The Continental Cup will include 11 sessions and feature men’s and women’s teams from North America (United States and Canada) against teams from around the world (Sweden, Norway, Denmark, Switzerland and Japan).

The event was in Las Vegas last year for the second time and attracted 62,498 fans, shattering a U.S. record for a curling event — about 8,000 more than attended the event for the 2002 Olympics, Killoran said.

This year, Killoran said about 55,000 are expected to attend. A majority of them — like every year — will be Canadian.

“We’re taking one of Canadian curling fans’ greatest winter pastimes and then bringing it to a city that over 1 million Canadians visit for any reason per year, and it’s kind of a marriage made in curling heaven,” Killoran said.

But he estimated that this year about 10 percent would be from the United States, an increase from years past.

“The first year we had it, you could have counted the U.S. curling fans that came out because we really had no good way of reaching out to them,” Killoran said.

But now, with Curling Night in America on NBC Sports Network, the popularity in the sport is growing and drawing more Americans.

“That number is growing real nicely,” Killoran said. “We hope to help grow the sport in the United States so more people participate and are interested in coming to see it.”

Many of the eight American curlers will be making their first Continental Cup appearance.

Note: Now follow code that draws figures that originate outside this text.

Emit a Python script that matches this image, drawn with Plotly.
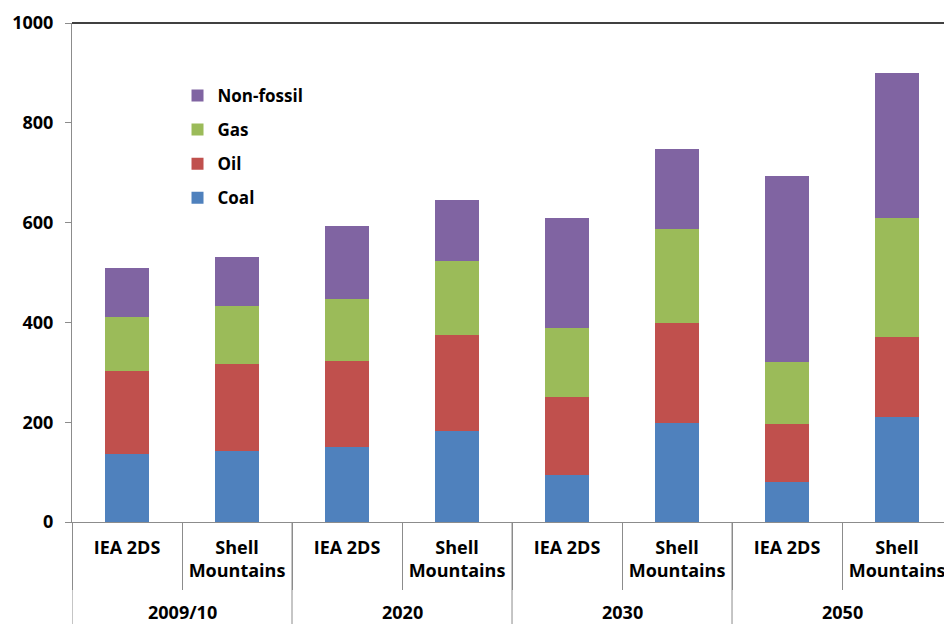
import plotly.graph_objects as go

periods = ["2009/10", "2009/10", "2020", "2020", "2030", "2030", "2050", "2050"]
scenarios = ["IEA 2DS", "Shell<br>Mountains"] * 4
group_names = ["2009/10", "2020", "2030", "2050"]

coal = [137, 143, 150, 183, 95, 199, 80, 210]
oil = [166, 174, 173, 191, 155, 200, 117, 161]
gas = [107, 116, 124, 150, 139, 188, 124, 238]
nonfossil = [99, 99, 146, 122, 220, 160, 373, 291]

series = [
    ("Coal", coal, "#4F81BD"),
    ("Oil", oil, "#C0504D"),
    ("Gas", gas, "#9BBB59"),
    ("Non-fossil", nonfossil, "#8064A2"),
]

y_ticks = [0, 200, 400, 600, 800, 1000]

FONT = "Open Sans"
AXIS_GREY = "#8c8c8c"

keys = [f"{p} {s}" for p, s in zip(periods, scenarios)]

fig = go.Figure()
n = len(series)
for i, (name, vals, color) in enumerate(series):
    fig.add_trace(go.Bar(
        x=keys, y=vals, name=name,
        marker=dict(color=color, line=dict(width=0)),
        width=0.4, legendgroup=name, legendrank=n - i,
    ))

fig.update_layout(
    barmode="stack",
    width=944, height=624,
    margin=dict(l=72, r=0, t=23, b=102),
    plot_bgcolor="white", paper_bgcolor="white",
    font=dict(family=FONT, size=17, color="black"),
    showlegend=True,
    legend=dict(
        x=0.121, y=0.89, xanchor="left", yanchor="top",
        traceorder="grouped", tracegroupgap=9,
        font=dict(family=FONT, size=17, color="black", weight="bold"),
        bgcolor="rgba(0,0,0,0)",
        itemwidth=30,
    ),
    xaxis=dict(
        type="category",
        categoryorder="array", categoryarray=keys,
        tickvals=keys, ticktext=scenarios,
        range=[-0.5, 7.427],
        showline=True, linecolor=AXIS_GREY, linewidth=1,
        ticks="outside", tickson="boundaries", ticklen=67, tickcolor=AXIS_GREY,
        tickfont=dict(family=FONT, size=18, color="black", weight="bold"),
        ticklabelstandoff=9,
        showgrid=False,
    ),
    yaxis=dict(
        range=[0, 1000], tickvals=y_ticks,
        showline=True, linecolor=AXIS_GREY, linewidth=1,
        ticks="outside", ticklen=6, tickcolor=AXIS_GREY,
        tickfont=dict(family=FONT, size=18, color="black", weight="bold"),
        showgrid=False, zeroline=False,
        ticklabelstandoff=8,
    ),
)

# group dividers and group labels, positioned from category indices
for g, gname in enumerate(group_names):
    idx = [k for k, p in enumerate(periods) if p == gname]
    left = min(idx) - 0.5
    center = sum(idx) / len(idx)
    fig.add_shape(type="line", xref="x", yref="paper", x0=left, x1=left,
                  y0=0, y1=-0.21, line=dict(color=AXIS_GREY, width=1))
    fig.add_annotation(x=center, xref="x", y=-0.181, yref="paper",
                       text=gname, showarrow=False, yanchor="middle",
                       font=dict(family=FONT, size=18, color="black", weight="bold"))

fig.add_shape(type="line", xref="paper", yref="paper", x0=0, x1=1, y0=1, y1=1,
              line=dict(color="black", width=1.5))

fig.write_html("out.html")
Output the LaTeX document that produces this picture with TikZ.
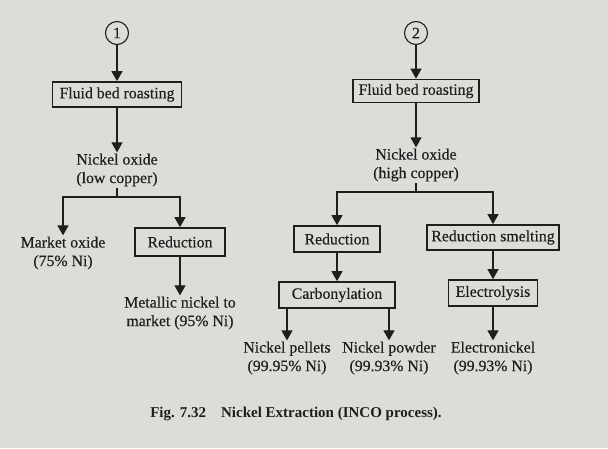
\documentclass[tikz,border=0pt]{standalone}
\usepackage{fontspec}
\setmainfont{Liberation Serif}
\newfontfamily\inkfont{Liberation Serif}[FakeBold=0.35]
\usepackage{xcolor}
\usetikzlibrary{arrows.meta,positioning,calc}

\definecolor{paper}{RGB}{220,220,216}
\definecolor{ink}{RGB}{30,30,30}

\begin{document}
\begin{tikzpicture}[
    x=1pt, y=-1pt,
    every node/.style={font=\inkfont\fontsize{15.8}{18.5}\selectfont, text=ink},
    box/.style={rectangle, draw=ink, line width=1.7pt, minimum height=25pt, inner sep=2pt, align=center},
    num/.style={circle, draw=ink, line width=1.1pt, minimum size=23pt, inner sep=0pt},
    product/.style={align=center, inner sep=1pt},
    arrow/.style={-{Triangle[width=11pt,length=10pt]}, draw=ink, line width=1.2pt},
    stem/.style={draw=ink, line width=1.2pt}
]
    \fill[paper] (0,0) rectangle (608,448);
    \useasboundingbox (0,0) rectangle (608,448);

    % route 1 (low copper)
    \node[num] (c1) at (117,33) {1};
    \node[box, minimum width=129pt] (fbr1) at (117,94.5) {Fluid bed roasting};
    \node[product] (ox1) at (117,170) {Nickel oxide\\(low copper)};
    \coordinate (br1) at (117,197);
    \node[product] (mkt) at (63,253) {Market oxide\\(75\% Ni)};
    \node[box, minimum width=90pt, minimum height=28pt] (red1) at (180,242) {Reduction};
    \node[product] (met) at (180,313) {Metallic nickel to\\market (95\% Ni)};

    \draw[arrow] (c1) -- (fbr1);
    \draw[arrow] (fbr1) -- (ox1);
    \draw[stem] (ox1) -- (br1);
    \draw[arrow] (br1) -| (mkt.north);
    \draw[arrow] (br1) -| (red1.north);
    \draw[arrow] (red1) -- (met);

    % route 2 (high copper)
    \node[num] (c2) at (416,33) {2};
    \node[box, minimum width=126pt, minimum height=23pt] (fbr2) at (416,91) {Fluid bed roasting};
    \node[product] (ox2) at (416,165) {Nickel oxide\\(high copper)};
    \coordinate (br2) at (416,192);
    \node[box, minimum width=86pt, minimum height=26pt] (red2) at (337,239) {Reduction};
    \node[box, minimum width=132pt] (rsm) at (493,237.5) {Reduction smelting};
    \node[box, minimum width=116pt, minimum height=26pt] (carb) at (337,295) {Carbonylation};
    \node[box, minimum width=89pt, minimum height=26pt] (elec) at (493,293) {Electrolysis};
    \node[product] (pel) at (287,358) {Nickel pellets\\(99.95\% Ni)};
    \node[product] (pow) at (389,358) {Nickel powder\\(99.93\% Ni)};
    \node[product] (eni) at (493,358) {Electronickel\\(99.93\% Ni)};

    \draw[arrow] (c2) -- (fbr2);
    \draw[arrow] (fbr2) -- (ox2);
    \draw[stem] (ox2) -- (br2);
    \draw[arrow] (br2) -| (red2.north);
    \draw[arrow] (br2) -| (rsm.north);
    \draw[arrow] (red2) -- (carb);
    \draw[arrow] (rsm) -- (elec);
    \draw[arrow] (carb.south -| pel.north) -- (pel.north);
    \draw[arrow] (carb.south -| pow.north) -- (pow.north);
    \draw[arrow] (elec) -- (eni);

    \node[font=\bfseries\fontsize{15}{18}\selectfont] (cap) at (296,414) {Fig. 7.32\quad Nickel Extraction (INCO process).};
\end{tikzpicture}
\end{document}
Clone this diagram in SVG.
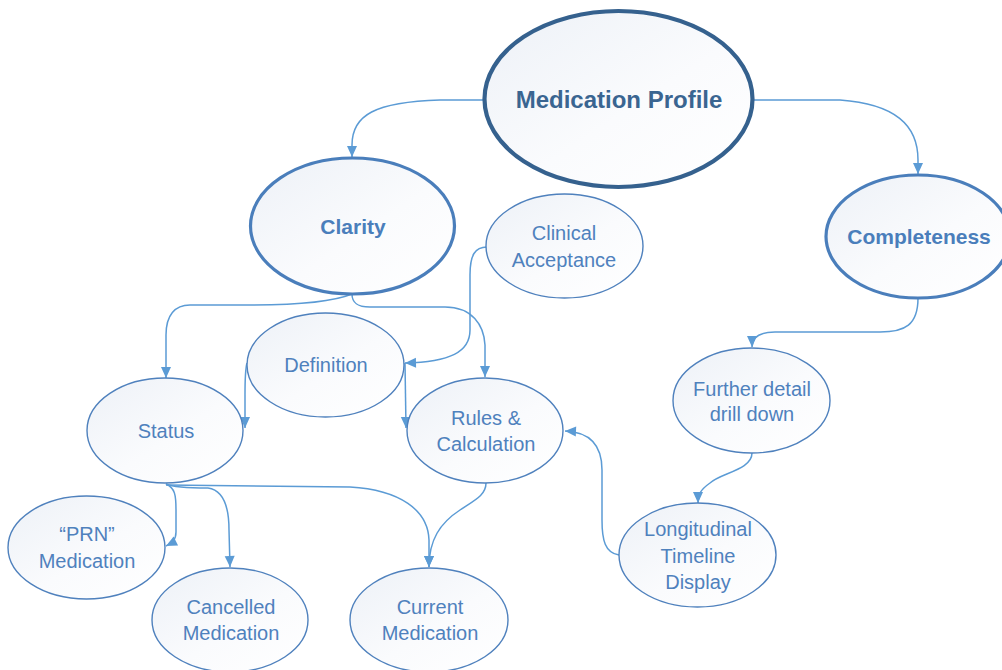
<svg xmlns="http://www.w3.org/2000/svg" width="1002" height="670" viewBox="0 0 1002 670">
<defs>
<linearGradient id="g" x1="0" y1="0" x2="1" y2="1">
<stop offset="0" stop-color="#EDF1F7"/>
<stop offset="0.55" stop-color="#FAFBFD"/>
<stop offset="1" stop-color="#FFFFFF"/>
</linearGradient>
<marker id="ah" markerUnits="userSpaceOnUse" markerWidth="13" markerHeight="13" viewBox="0 0 13 13" refX="12" refY="6.5" orient="auto">
<path d="M1,1.5 L12,6.5 L1,11.5 Z" fill="#5B9BD5"/>
</marker>
<style>
.n{fill:url(#g);stroke:#4F81BD;stroke-width:1.4}
.m{fill:url(#g);stroke:#4A7EBB;stroke-width:3.2}
.top{fill:url(#g);stroke:#35618E;stroke-width:4.2}
.t{font-family:"Liberation Sans",Arial,sans-serif;font-size:20px;fill:#4F81BD;text-anchor:middle}
.tb{font-family:"Liberation Sans",Arial,sans-serif;font-size:21px;font-weight:bold;fill:#4A7EBB;text-anchor:middle}
.tt{font-family:"Liberation Sans",Arial,sans-serif;font-size:24px;font-weight:bold;fill:#3A6591;text-anchor:middle}
.c{fill:none;stroke:#5B9BD5;stroke-width:1.5;marker-end:url(#ah)}
</style>
</defs>
<g id="connectors">
<path class="c" d="M485,100 L440,100 C375,102 352,115 352,145 L352,157"/>
<path class="c" d="M753,100 L840,100 C895,104 918,125 918,160 L918,174"/>
<path class="c" d="M918,298 C918,325 905,332 880,332 L775,332 C760,332 752,337 752,347"/>
<path class="c" d="M752,453 C752,470 720,473 710,483 C700,490 698,495 698,503"/>
<path class="c" d="M619,555 C605,553 602,540 602,520 L602,470 C602,445 590,432 565,431"/>
<path class="c" d="M352,294 C330,303 290,305 250,305 L190,305 C175,305 166,315 166,335 L166,378"/>
<path class="c" d="M352,294 C352,302 356,307 370,307 L445,307 C472,307 484,325 485,345 L485,377"/>
<path class="c" d="M487,247 C475,247 470,255 470,275 L470,330 C470,352 450,362 405,363"/>
<path class="c" d="M247,363 C245,370 245,380 245,395 L245,428"/>
<path class="c" d="M405,363 L406,428"/>
<path class="c" d="M166,484 C175,488 176,495 176,510 L176,532 C176,540 172,543 166,546"/>
<path class="c" d="M166,484 C175,488 195,488 208,488 C222,490 229,505 229,530 L230,567"/>
<path class="c" d="M166,485 L350,487 C400,490 428,510 429,540 L429,567"/>
<path class="c" d="M486,483 C486,495 475,500 460,510 C440,523 429,540 429,567"/>
</g>
<g id="medication-profile">
<ellipse class="top" cx="618.5" cy="99" rx="134" ry="88"/>
<text class="tt" x="619" y="108">Medication Profile</text>
</g>
<g id="clarity">
<ellipse class="m" cx="352.5" cy="226" rx="102" ry="68"/>
<text class="tb" x="353" y="234">Clarity</text>
</g>
<g id="completeness">
<ellipse class="m" cx="918" cy="236.5" rx="92" ry="61.5"/>
<text class="tb" x="919" y="244">Completeness</text>
</g>
<g id="clinical-acceptance">
<ellipse class="n" cx="564.5" cy="246" rx="78.5" ry="52"/>
<text class="t" x="564" y="240">Clinical</text>
<text class="t" x="564" y="267">Acceptance</text>
</g>
<g id="definition">
<ellipse class="n" cx="325.5" cy="365" rx="78.5" ry="52"/>
<text class="t" x="326" y="372">Definition</text>
</g>
<g id="status">
<ellipse class="n" cx="165" cy="430.5" rx="78" ry="52.5"/>
<text class="t" x="166" y="438">Status</text>
</g>
<g id="rules-calculation">
<ellipse class="n" cx="485" cy="430.5" rx="78" ry="52.5"/>
<text class="t" x="486" y="425">Rules &amp;</text>
<text class="t" x="486" y="451">Calculation</text>
</g>
<g id="prn-medication">
<ellipse class="n" cx="86.5" cy="547.5" rx="78.5" ry="51.5"/>
<text class="t" x="87" y="541">“PRN”</text>
<text class="t" x="87" y="568">Medication</text>
</g>
<g id="cancelled-medication">
<ellipse class="n" cx="230" cy="620" rx="78" ry="52"/>
<text class="t" x="231" y="614">Cancelled</text>
<text class="t" x="231" y="640">Medication</text>
</g>
<g id="current-medication">
<ellipse class="n" cx="429" cy="620" rx="79" ry="52"/>
<text class="t" x="430" y="614">Current</text>
<text class="t" x="430" y="640">Medication</text>
</g>
<g id="further-detail">
<ellipse class="n" cx="751.5" cy="400.5" rx="78.5" ry="52.5"/>
<text class="t" x="752" y="396">Further detail</text>
<text class="t" x="752" y="421">drill down</text>
</g>
<g id="longitudinal-timeline">
<ellipse class="n" cx="697.5" cy="555" rx="78.5" ry="52"/>
<text class="t" x="698" y="536">Longitudinal</text>
<text class="t" x="698" y="563">Timeline</text>
<text class="t" x="698" y="589">Display</text>
</g>
</svg>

They will be trying to help Team North America extend its Continental Cup winning streak to five years.

Like last year’s event, which came down to the end when Team North America took a 30.5-29.5 victory, Killoran is expecting play to be close again.

“From a competition standpoint, the world team has come in and they’ve done the best they can to stack their lineup because they came within a whisper of winning it, the last shot last January,” Killoran said. “Team North America has won it four years in a row, so I think the world team is very motivated to get a victory this year.”